C’est le média TheInformation qui a révélé cette histoire. Quelques jours avant la collision mortelle entre un véhicule autonome de Uber et une cycliste en mars dernier dans l’Arizona, un cadre de la boite avait notifié des problèmes. Robbie Miller, gestionnaire des opérations concernant les voitures autonomes, avait écrit un mail de plus de 800 mots à sa hiérarchie. Il y dénonçait le manque de formation des chauffeurs et d’études sur les accidents préalables.

Plusieurs mois après le drame, on apprend donc que Uber avait redoublé de maladresses quand à sa gestion des risques. Dans son mail de mars, Miller dénonce les mauvais comportements de l’opérateur, responsable des incidents (légers) qui avaient déjà eu lieu. Par ailleurs, il pointait le manque de formation de certains chauffeurs et la nécessité du retour d’un système à deux conducteurs. Si le leader du VTC l’avait écouté, l’accident n’aurait très probablement pas eu lieu. En effet, l’enquête de police avait révélé que la conductrice était en train de regarder The Voice sur son smartphone au moment de l’incident. Par conséquent, une deuxième personne, alerte, aurait pu corriger la trajectoire et éviter la collision.

Cette information met Uber en grandes difficultés à l’aube de son entrée en bourse. La compagnie américaine, malgré son fort chiffre d’affaires, peine à engranger des bénéfices, et les véhicules autonomes sont une des clés pour résoudre le problème. Si elle perd la confiance de ses utilisateurs sur ce service, le rêve d’un modèle économique viable risque de s’envoler définitivement.

D’autant que malgré la responsabilité de la conductrice, la diffusion du mail de Robbie Miller a permis de découvrir une forte tendance à l’accident chez les véhicules autonomes de Uber avant l’arrêt de leur circulation. Ils frappaient des objets tous les 10000 km et un véhicule était endommagé tous les deux jours au début de l’année. De plus, les chauffeurs devaient en reprendre le contrôle tout les kilomètres et demi, et un accident sérieux était évité de justesse tout les 60 km. Cela ne semblait pas s’arranger avec le temps, au contraire.

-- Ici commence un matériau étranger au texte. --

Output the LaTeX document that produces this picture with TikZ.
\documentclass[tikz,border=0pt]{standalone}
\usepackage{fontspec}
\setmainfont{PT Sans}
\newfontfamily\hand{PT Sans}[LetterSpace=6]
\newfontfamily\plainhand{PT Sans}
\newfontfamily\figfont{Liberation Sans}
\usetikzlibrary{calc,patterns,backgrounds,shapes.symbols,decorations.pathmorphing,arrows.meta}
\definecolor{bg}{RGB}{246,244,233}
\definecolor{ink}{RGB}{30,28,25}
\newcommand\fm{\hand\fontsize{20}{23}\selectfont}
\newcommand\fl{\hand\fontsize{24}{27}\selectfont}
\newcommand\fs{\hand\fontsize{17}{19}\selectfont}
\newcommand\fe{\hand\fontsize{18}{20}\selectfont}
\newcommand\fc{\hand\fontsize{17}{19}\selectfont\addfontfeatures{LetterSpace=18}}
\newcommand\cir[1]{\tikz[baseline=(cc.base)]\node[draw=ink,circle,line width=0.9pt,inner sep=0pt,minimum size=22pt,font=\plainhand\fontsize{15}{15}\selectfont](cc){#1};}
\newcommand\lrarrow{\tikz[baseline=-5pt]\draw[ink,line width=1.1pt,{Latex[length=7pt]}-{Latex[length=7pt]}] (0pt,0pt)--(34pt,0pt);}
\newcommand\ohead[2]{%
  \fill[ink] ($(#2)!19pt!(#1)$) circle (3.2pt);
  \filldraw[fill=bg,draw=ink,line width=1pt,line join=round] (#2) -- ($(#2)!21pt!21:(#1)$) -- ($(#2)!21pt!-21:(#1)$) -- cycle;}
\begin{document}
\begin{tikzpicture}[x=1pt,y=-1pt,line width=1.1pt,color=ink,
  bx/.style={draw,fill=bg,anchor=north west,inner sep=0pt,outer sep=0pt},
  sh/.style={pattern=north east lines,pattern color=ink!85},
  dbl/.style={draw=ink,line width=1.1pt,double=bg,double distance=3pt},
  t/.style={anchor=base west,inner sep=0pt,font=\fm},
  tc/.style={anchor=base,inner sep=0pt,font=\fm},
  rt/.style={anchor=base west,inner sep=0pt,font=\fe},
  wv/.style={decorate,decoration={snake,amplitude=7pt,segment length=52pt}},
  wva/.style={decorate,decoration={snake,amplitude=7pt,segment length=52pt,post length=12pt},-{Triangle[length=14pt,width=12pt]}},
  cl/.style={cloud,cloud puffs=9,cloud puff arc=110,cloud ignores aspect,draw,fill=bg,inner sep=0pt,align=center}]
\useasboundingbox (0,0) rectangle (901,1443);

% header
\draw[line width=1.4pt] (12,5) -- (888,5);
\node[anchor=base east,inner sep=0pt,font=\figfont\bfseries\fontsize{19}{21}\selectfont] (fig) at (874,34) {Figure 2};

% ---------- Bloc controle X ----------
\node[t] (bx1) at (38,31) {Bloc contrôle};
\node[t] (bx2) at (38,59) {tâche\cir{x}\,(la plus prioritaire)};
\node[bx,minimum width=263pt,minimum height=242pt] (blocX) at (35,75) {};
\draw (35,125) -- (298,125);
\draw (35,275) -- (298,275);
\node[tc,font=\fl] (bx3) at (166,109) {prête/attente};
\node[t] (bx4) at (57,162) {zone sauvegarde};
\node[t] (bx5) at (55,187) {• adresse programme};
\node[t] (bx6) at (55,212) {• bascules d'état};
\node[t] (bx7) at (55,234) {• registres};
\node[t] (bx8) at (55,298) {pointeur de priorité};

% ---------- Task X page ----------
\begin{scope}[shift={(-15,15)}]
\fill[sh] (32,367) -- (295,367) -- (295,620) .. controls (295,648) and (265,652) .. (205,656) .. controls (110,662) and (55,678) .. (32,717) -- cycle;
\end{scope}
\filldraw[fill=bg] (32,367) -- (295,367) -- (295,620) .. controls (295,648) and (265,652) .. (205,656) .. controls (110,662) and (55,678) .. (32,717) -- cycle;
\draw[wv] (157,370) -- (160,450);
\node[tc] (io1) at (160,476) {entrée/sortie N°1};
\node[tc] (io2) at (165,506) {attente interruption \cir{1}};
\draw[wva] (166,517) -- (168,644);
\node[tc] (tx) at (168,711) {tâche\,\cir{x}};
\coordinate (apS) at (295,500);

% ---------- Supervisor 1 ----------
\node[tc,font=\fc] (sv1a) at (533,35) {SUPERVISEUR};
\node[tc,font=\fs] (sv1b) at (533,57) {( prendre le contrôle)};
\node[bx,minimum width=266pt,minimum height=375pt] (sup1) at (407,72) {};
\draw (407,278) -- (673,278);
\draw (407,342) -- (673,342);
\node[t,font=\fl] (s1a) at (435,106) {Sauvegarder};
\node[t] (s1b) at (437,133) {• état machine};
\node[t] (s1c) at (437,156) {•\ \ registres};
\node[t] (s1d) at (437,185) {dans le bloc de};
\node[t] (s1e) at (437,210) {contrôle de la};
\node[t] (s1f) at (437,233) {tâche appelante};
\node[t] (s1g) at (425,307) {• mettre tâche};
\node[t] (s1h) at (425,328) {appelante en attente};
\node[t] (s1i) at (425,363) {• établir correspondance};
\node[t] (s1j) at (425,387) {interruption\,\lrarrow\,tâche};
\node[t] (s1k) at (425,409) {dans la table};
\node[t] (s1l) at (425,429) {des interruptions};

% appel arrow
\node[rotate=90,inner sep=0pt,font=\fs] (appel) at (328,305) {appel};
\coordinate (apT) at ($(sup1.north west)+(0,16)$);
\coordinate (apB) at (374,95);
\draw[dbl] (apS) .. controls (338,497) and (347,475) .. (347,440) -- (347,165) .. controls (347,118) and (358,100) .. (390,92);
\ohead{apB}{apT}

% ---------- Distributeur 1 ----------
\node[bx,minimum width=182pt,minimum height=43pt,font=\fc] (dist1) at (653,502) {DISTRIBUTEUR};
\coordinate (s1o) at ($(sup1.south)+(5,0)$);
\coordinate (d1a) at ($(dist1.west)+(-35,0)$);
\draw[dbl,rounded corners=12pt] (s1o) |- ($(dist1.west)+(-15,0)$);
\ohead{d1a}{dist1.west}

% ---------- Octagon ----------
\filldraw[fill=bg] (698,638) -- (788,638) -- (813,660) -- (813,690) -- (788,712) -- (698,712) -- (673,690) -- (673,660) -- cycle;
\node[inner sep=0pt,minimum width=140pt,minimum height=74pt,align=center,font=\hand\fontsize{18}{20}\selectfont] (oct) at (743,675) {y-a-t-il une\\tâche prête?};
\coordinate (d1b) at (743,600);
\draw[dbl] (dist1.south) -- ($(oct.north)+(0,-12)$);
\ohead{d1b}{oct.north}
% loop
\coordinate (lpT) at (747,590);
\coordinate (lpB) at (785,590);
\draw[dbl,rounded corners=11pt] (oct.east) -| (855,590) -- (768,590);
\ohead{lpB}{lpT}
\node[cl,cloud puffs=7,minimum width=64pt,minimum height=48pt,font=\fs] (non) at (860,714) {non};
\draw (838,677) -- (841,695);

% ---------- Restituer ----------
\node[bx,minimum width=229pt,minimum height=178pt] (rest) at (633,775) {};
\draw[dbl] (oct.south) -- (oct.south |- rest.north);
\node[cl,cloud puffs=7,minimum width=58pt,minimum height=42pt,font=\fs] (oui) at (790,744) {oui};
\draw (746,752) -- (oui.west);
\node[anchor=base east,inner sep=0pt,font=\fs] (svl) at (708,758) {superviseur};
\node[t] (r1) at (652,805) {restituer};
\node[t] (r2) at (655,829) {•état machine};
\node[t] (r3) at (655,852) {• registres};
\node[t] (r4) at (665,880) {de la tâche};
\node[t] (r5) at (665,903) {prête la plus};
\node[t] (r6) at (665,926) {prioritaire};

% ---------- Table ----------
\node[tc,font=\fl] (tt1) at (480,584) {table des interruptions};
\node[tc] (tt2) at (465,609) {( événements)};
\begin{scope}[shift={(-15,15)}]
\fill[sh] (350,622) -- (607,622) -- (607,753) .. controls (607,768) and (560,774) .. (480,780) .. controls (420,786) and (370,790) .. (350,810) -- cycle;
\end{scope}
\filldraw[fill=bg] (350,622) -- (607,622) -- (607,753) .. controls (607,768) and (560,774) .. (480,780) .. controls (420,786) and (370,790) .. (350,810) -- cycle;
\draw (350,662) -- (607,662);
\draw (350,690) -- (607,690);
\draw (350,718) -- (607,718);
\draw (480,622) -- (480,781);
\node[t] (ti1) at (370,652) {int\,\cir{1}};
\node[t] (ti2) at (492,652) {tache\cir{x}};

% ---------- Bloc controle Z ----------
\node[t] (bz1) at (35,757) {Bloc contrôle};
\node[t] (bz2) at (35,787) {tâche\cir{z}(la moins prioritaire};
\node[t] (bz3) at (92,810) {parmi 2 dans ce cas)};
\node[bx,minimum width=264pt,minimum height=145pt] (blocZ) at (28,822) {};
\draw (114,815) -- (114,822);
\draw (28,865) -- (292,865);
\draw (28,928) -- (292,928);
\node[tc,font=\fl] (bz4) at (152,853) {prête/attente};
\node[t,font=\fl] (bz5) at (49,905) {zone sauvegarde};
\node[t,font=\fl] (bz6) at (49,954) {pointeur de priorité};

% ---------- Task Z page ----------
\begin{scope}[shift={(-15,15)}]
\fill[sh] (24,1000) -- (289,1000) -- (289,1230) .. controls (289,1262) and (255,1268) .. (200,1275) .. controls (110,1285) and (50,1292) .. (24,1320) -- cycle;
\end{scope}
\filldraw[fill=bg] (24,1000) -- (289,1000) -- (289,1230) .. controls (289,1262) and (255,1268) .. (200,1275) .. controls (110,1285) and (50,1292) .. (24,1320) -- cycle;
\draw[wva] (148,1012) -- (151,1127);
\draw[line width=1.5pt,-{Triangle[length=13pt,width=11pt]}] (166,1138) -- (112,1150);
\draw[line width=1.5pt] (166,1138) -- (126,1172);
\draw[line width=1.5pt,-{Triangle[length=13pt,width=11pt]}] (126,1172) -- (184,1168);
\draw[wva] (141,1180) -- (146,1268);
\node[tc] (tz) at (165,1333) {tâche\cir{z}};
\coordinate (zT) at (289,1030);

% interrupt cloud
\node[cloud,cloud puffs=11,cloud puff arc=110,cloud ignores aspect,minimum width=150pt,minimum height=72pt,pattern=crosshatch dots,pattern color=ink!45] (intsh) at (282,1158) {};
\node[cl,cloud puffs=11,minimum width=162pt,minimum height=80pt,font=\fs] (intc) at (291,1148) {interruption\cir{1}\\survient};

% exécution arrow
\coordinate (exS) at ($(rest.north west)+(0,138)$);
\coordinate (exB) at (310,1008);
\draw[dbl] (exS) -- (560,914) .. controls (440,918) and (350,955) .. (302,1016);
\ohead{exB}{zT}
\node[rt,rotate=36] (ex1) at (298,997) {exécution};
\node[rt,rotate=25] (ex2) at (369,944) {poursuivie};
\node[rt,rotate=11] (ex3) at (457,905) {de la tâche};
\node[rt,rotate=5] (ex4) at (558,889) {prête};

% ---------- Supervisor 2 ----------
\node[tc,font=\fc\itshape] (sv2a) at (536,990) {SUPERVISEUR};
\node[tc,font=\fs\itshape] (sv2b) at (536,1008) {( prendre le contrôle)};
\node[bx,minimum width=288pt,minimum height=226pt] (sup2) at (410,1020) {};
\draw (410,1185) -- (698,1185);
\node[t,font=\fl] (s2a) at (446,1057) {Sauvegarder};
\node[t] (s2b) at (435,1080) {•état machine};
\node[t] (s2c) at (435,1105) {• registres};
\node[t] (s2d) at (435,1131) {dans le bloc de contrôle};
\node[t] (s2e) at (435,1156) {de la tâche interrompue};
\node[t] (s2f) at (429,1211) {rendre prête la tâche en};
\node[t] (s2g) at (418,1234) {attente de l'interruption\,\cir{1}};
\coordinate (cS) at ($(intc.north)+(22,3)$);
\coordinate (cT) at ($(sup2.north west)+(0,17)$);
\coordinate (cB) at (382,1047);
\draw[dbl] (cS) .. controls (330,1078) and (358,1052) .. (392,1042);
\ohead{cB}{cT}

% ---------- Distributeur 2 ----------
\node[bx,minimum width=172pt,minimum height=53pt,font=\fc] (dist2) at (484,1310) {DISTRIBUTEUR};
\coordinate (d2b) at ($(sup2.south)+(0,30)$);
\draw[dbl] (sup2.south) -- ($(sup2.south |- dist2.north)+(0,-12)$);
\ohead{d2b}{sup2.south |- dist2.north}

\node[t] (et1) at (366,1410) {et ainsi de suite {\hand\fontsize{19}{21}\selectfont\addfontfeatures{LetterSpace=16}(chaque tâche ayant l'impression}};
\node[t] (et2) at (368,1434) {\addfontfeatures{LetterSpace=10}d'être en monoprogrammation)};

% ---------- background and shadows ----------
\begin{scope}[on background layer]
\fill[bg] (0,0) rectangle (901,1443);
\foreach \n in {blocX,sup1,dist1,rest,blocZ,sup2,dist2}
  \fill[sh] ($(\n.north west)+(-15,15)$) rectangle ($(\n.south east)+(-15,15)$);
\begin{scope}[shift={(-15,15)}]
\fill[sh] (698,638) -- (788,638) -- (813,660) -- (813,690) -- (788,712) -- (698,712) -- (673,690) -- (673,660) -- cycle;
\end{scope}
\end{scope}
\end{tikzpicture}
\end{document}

Par ailleurs, Robbie Miller a reproché à l’entreprise de VTC d’avoir agrandi beaucoup trop vite sa flotte de voitures. Un cinquième de sa proportion aurait largement suffit à récolter les informations nécessaires à son perfectionnement selon lui. Une information d’autant plus regrettable quand on sait que Uber mettait parfois deux semaines à analyser des accidents, et que l’un d’entre eux était même passé entre les mailles du filet avant que Robbie Miller ne le fasse remarquer.

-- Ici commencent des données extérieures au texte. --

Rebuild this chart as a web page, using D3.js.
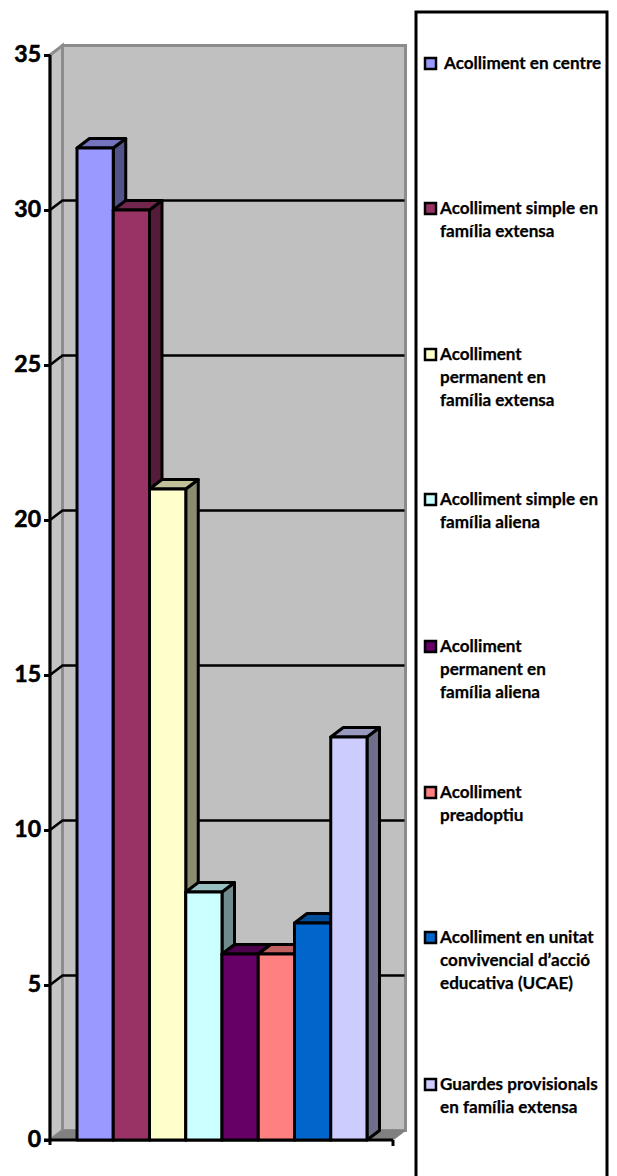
<!DOCTYPE html>
<html><head><meta charset="utf-8">
<script src="https://cdnjs.cloudflare.com/ajax/libs/d3/7.8.5/d3.min.js"></script>
<style>html,body{margin:0;padding:0;background:#fff}svg{display:block}text{font-family:Lato,"Open Sans",sans-serif;font-weight:700;fill:#000;stroke:#000;stroke-width:.25px}</style>
</head><body><svg id="c" width="617" height="1176"></svg>
<script>
const categories=["Acolliment en centre","Acolliment simple en família extensa","Acolliment permanent en família extensa","Acolliment simple en família aliena","Acolliment permanent en família aliena","Acolliment preadoptiu","Acolliment en unitat convivencial d’acció educativa (UCAE)","Guardes provisionals en família extensa"];
const values=[32,30,21,8,6,6,7,13];
const colors=["#9999ff","#993366","#ffffcc","#ccffff","#660066","#ff8080","#0066cc","#ccccff"];
const legendLines=[["Acolliment en centre"],["Acolliment simple en","família extensa"],["Acolliment","permanent en","família extensa"],["Acolliment simple en","família aliena"],["Acolliment","permanent en","família aliena"],["Acolliment","preadoptiu"],["Acolliment en unitat","convivencial d’acció","educativa (UCAE)"],["Guardes provisionals","en família extensa"]];
const legendY=[63,208,354,499,646,792,937,1084];
const yTicks=[0,5,10,15,20,25,30,35];

const svg=d3.select("#c");
const y=d3.scaleLinear().domain([0,35]).range([1140,55]);
const x=d3.scaleBand().domain(categories).range([77,367]).padding(0);
const DX=12.5,DY=-9.5,L=50,R=393;
const pts=a=>a.map(p=>p.join(",")).join(" ");

// back wall, side wall, floor
svg.append("polygon").attr("points",pts([[L+DX,y(35)+DY],[R+DX,y(35)+DY],[R+DX,y(0)+DY],[L+DX,y(0)+DY]])).attr("fill","#c0c0c0").attr("stroke","#8c8c8c").attr("stroke-width",3);
svg.append("polygon").attr("points",pts([[L,y(35)],[L+DX,y(35)+DY],[L+DX,y(0)+DY],[L,y(0)]])).attr("fill","#c4c4c4").attr("stroke","#8c8c8c").attr("stroke-width",3);
svg.append("polygon").attr("points",pts([[L,y(0)],[L+DX,y(0)+DY],[R+DX,y(0)+DY],[R,y(0)]])).attr("fill","#808080").attr("stroke","#808080").attr("stroke-width",1);

// gridlines
yTicks.filter(t=>t>0&&t<35).forEach(t=>{
  svg.append("polyline").attr("points",pts([[L,y(t)],[L+DX,y(t)+DY],[R+DX-1,y(t)+DY]])).attr("fill","none").attr("stroke","#000").attr("stroke-width",2.6);
});

// axes
const axisY=svg.append("g").attr("transform",`translate(${L},0)`).call(d3.axisLeft(y).tickValues(yTicks).tickSize(6).tickPadding(3));
axisY.selectAll("path").remove();
axisY.selectAll("line").attr("stroke","#000").attr("stroke-width",3);
axisY.selectAll("text").attr("font-size",23).style("font-family","Lato").style("stroke-width","0.6px").attr("dy","0.3em");
svg.append("line").attr("x1",L).attr("x2",L).attr("y1",y(35)).attr("y2",y(0)+5).attr("stroke","#000").attr("stroke-width",3);
svg.append("line").attr("x1",L-6).attr("x2",R).attr("y1",y(0)).attr("y2",y(0)).attr("stroke","#000").attr("stroke-width",3);
svg.append("line").attr("x1",R).attr("x2",R).attr("y1",y(0)).attr("y2",y(0)+6).attr("stroke","#000").attr("stroke-width",3);

// bars
const bars=svg.selectAll("g.bar").data(categories.map((c,i)=>({c,v:values[i],col:colors[i]}))).join("g").attr("class","bar")
  .attr("stroke","#000").attr("stroke-width",3).attr("stroke-linejoin","round");
bars.append("polygon").attr("fill",d=>d3.rgb(d.col).darker(1.7).formatHex()).attr("points",d=>{const r=x(d.c)+x.bandwidth(),t=y(d.v);return pts([[r,t],[r+DX,t+DY],[r+DX,y(0)+DY],[r,y(0)]]);});
bars.append("polygon").attr("fill",d=>d3.rgb(d.col).darker(0.8).formatHex()).attr("points",d=>{const l=x(d.c),r=l+x.bandwidth(),t=y(d.v);return pts([[l,t],[l+DX,t+DY],[r+DX,t+DY],[r,t]]);});
bars.append("rect").attr("fill",d=>d.col).attr("x",d=>x(d.c)).attr("width",x.bandwidth()).attr("y",d=>y(d.v)).attr("height",d=>y(0)-y(d.v));

// legend
svg.append("rect").attr("x",416).attr("y",12).attr("width",191).attr("height",1200).attr("fill","#fff").attr("stroke","#000").attr("stroke-width",3);
legendLines.forEach((lines,i)=>{
  const g=svg.append("g");
  g.append("rect").attr("x",425).attr("y",legendY[i]-5).attr("width",11).attr("height",11).attr("fill",colors[i]).attr("stroke","#000").attr("stroke-width",2.5);
  lines.forEach((s,j)=>g.append("text").attr("x",i===0?444:440).attr("y",legendY[i]+5.5+j*23).attr("font-size",17.1).text(s));
});
</script></body></html>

Malgré tous ces problèmes, The Information incrimine le directeur de la division véhicules autonomes, Eric Meyhofer, comme principale source des défaillances techniques. Il aurait eu trop confiance en le nombre de kilomètres parcourus (2 millions) par ses voitures, ce qui n’est pas forcément gage de qualité. Quoi qu’il en soit, Uber semble au moins avoir retenu la leçon. On sait que l’entreprise prévoit de reprendre ses tests très bientôt, mais un porte-parole a annoncé que cela se ferait uniquement lorsque les principales mesures recommandées par Miller auront été adoptées. Cependant, on est en droit de se demander si cela sera suffisant pour remonter la pente. Outre sa culpabilité dans un accident, ses concurrents ont désormais pris une large avance. Waymo a lancé sa première offre commerciale, tandis que l’autopilote de Tesla continue d’évoluer.